O depoimento de Wanessa

O começo – “Era início de 2016, quando conheci meu marido por intermédio de uma amiga. Ela me mostrou a foto dele pelo What’s up e me interessei.

A lua de mel – Durante a troca de mensagens, ele me convidou para ir à Suíça, pagou para eu tirar meu passaporte e comprou a passagem. Ficamos juntos e foi maravilhoso. Não acreditava que um homem tão bom pudesse existir e estar sozinho. Eu, que nunca tinha sido casada, vivia um sonho: o do príncipe encantado. Eu me apaixonei. Nos casamos de papel passado em fevereiro de 2017.

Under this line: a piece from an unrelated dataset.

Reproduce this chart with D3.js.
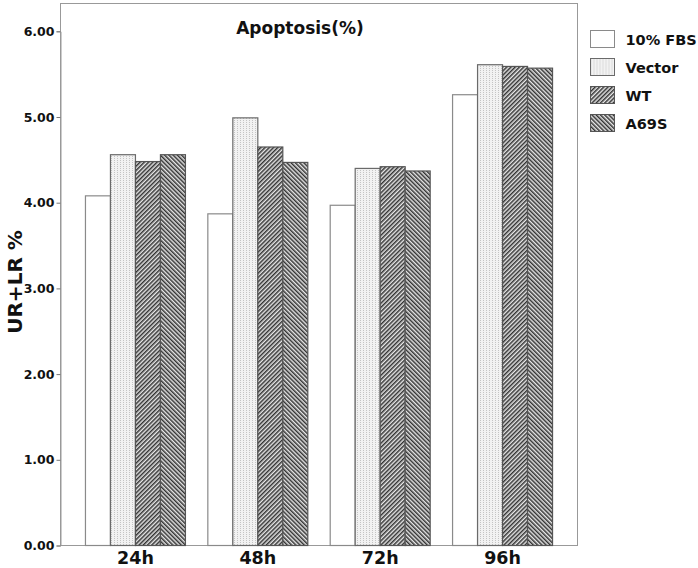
<!DOCTYPE html>
<html>
<head>
<meta charset="utf-8">
<script src="https://cdn.jsdelivr.net/npm/d3@7"></script>
<style>
  html, body { margin: 0; padding: 0; background: #fff; }
  svg { display: block; }
  text { font-family: "DejaVu Sans", Verdana, sans-serif; font-weight: bold; fill: #111; }
</style>
</head>
<body>
<svg id="chart" width="698" height="568"></svg>
<script>
// ---- data ----
const categories = ["24h", "48h", "72h", "96h"];
const series = ["10% FBS", "Vector", "WT", "A69S"];
const fbsValues    = [4.08, 3.87, 3.97, 5.26];
const vectorValues = [4.56, 4.99, 4.40, 5.61];
const wtValues     = [4.48, 4.65, 4.42, 5.59];
const a69sValues   = [4.56, 4.47, 4.37, 5.57];
const yTicks = [0, 1, 2, 3, 4, 5, 6];
const chartTitle = "Apoptosis(%)";
const yTitle = "UR+LR %";

const valuesBySeries = [fbsValues, vectorValues, wtValues, a69sValues];

(function () {
// ---- layout ----
const svg = d3.select("#chart");
const mLeft = 60.5, mRight = 577.5, mTop = 3.5, mBottom = 545.5;

const x0 = d3.scaleBand().domain(categories).range([mLeft, mRight])
  .paddingInner(0.183).paddingOuter(0.204);
const x1 = d3.scaleBand().domain(series).range([0, x0.bandwidth()]).padding(0);
const y = d3.scaleLinear().domain([0, 6]).range([mBottom, 31.3]);

// ---- patterns ----
const defs = svg.append("defs");
const pv = defs.append("pattern").attr("id", "pVector")
  .attr("patternUnits", "userSpaceOnUse").attr("width", 3).attr("height", 2);
pv.append("rect").attr("width", 3).attr("height", 2).attr("fill", "#f2f2f2");
pv.append("rect").attr("x", 0).attr("y", 0).attr("width", 1).attr("height", 1).attr("fill", "#c4c4c4");

function diag(id, angle) {
  const p = defs.append("pattern").attr("id", id)
    .attr("patternUnits", "userSpaceOnUse").attr("width", 3).attr("height", 3)
    .attr("patternTransform", `rotate(${angle})`);
  p.append("rect").attr("width", 3).attr("height", 3).attr("fill", "#e6e6e6");
  p.append("line").attr("x1", 0.75).attr("x2", 0.75).attr("y1", -1).attr("y2", 4)
    .attr("stroke", "#333").attr("stroke-width", 1.5);
}
diag("pWT", 45);
diag("pA69S", -45);

const fills = { "10% FBS": "#ffffff", "Vector": "url(#pVector)", "WT": "url(#pWT)", "A69S": "url(#pA69S)" };
const strokes = { "10% FBS": "#8a8a8a", "Vector": "#6a6a6a", "WT": "#555", "A69S": "#555" };

// ---- frame ----
svg.append("rect").attr("x", mLeft).attr("y", mTop)
  .attr("width", mRight - mLeft).attr("height", mBottom - mTop)
  .attr("fill", "none").attr("stroke", "#999").attr("stroke-width", 1);

// ---- bars ----
const data = [];
categories.forEach((c, i) => series.forEach((s, j) => data.push({ c, s, v: valuesBySeries[j][i] })));

svg.append("g").selectAll("rect").data(data).join("rect")
  .attr("x", d => x0(d.c) + x1(d.s))
  .attr("y", d => y(d.v))
  .attr("width", x1.bandwidth())
  .attr("height", d => y(0) - y(d.v))
  .attr("fill", d => fills[d.s])
  .attr("stroke", d => strokes[d.s])
  .attr("stroke-width", 1.2);

// ---- y axis ----
const yAxis = d3.axisLeft(y).tickValues(yTicks).tickFormat(d3.format(".2f")).tickSizeOuter(0).tickSize(4).tickPadding(2);
const gy = svg.append("g").attr("transform", `translate(${mLeft},0)`).call(yAxis);
gy.select(".domain").attr("stroke", "#999");
gy.selectAll(".tick line").attr("stroke", "#777");
gy.selectAll(".tick text").style("font-size", "12.5px").style("font-family", "DejaVu Sans").style("font-weight", "bold").attr("fill", "#111");

// ---- x axis labels ----
const xAxis = d3.axisBottom(x0).tickSize(0).tickPadding(6);
const gx = svg.append("g").attr("transform", `translate(0,${mBottom})`).call(xAxis);
gx.select(".domain").remove();
gx.selectAll(".tick text").style("font-size", "17.5px").style("font-family", "DejaVu Sans").style("font-weight", "bold").attr("fill", "#111");

// ---- title ----
svg.append("text").attr("x", 300).attr("y", 34).attr("text-anchor", "middle")
  .style("font-size", "17px").text(chartTitle);

// ---- y title ----
svg.append("text").attr("transform", "translate(22,282) rotate(-90)")
  .attr("text-anchor", "middle").style("font-size", "20px").text(yTitle);

// ---- legend ----
const lg = svg.append("g").selectAll("g").data(series).join("g")
  .attr("transform", (d, i) => `translate(590.5,${30.5 + i * 28})`);
lg.append("rect").attr("width", 24).attr("height", 17)
  .attr("fill", d => fills[d]).attr("stroke", d => strokes[d]).attr("stroke-width", 1);
lg.append("text").attr("x", 35).attr("y", 14).style("font-size", "14.5px").text(d => d);
})();
</script>
</body>
</html>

A máscara cai – Aí começa a segunda fase dessa história. Tive problema com os filhos dele e por isso fui obrigada a dormir no porão. Ali, naquele cômodo escuro e frio, precisava dormir de casaco de inverno e até de bota.

Ele fazia tanta pressão para eu dar dinheiro a ele, que fui trabalhar de prostituta em um cabaré perto de casa. Ainda tinha que lavar, passar e limpar a casa para os quatro homens: ele e seus três filhos já adultos.

Medo de ser morta – Ele tomou uma atitude extrema no dia em que disse que eu deveria pagar 900 francos pelas minhas despesas com moradia no porão e plano de saúde e eu recusei. Tomou meu passaporte e disse que só me devolveria quando eu desse o dinheiro. Como eu já tinha entrado com o pedido de separação, fugi. Tive medo de ser morta.

Repulsa de si mesma – Eu não durmo direito. A única coisa que quero é voltar para o Brasil e abraçar as minhas filhas. Só depois vou conseguir dormir para recomeçar. Mas antes disso, quero que as pessoas saibam da minha história para ninguém, nunca mais, cair nesse conto”.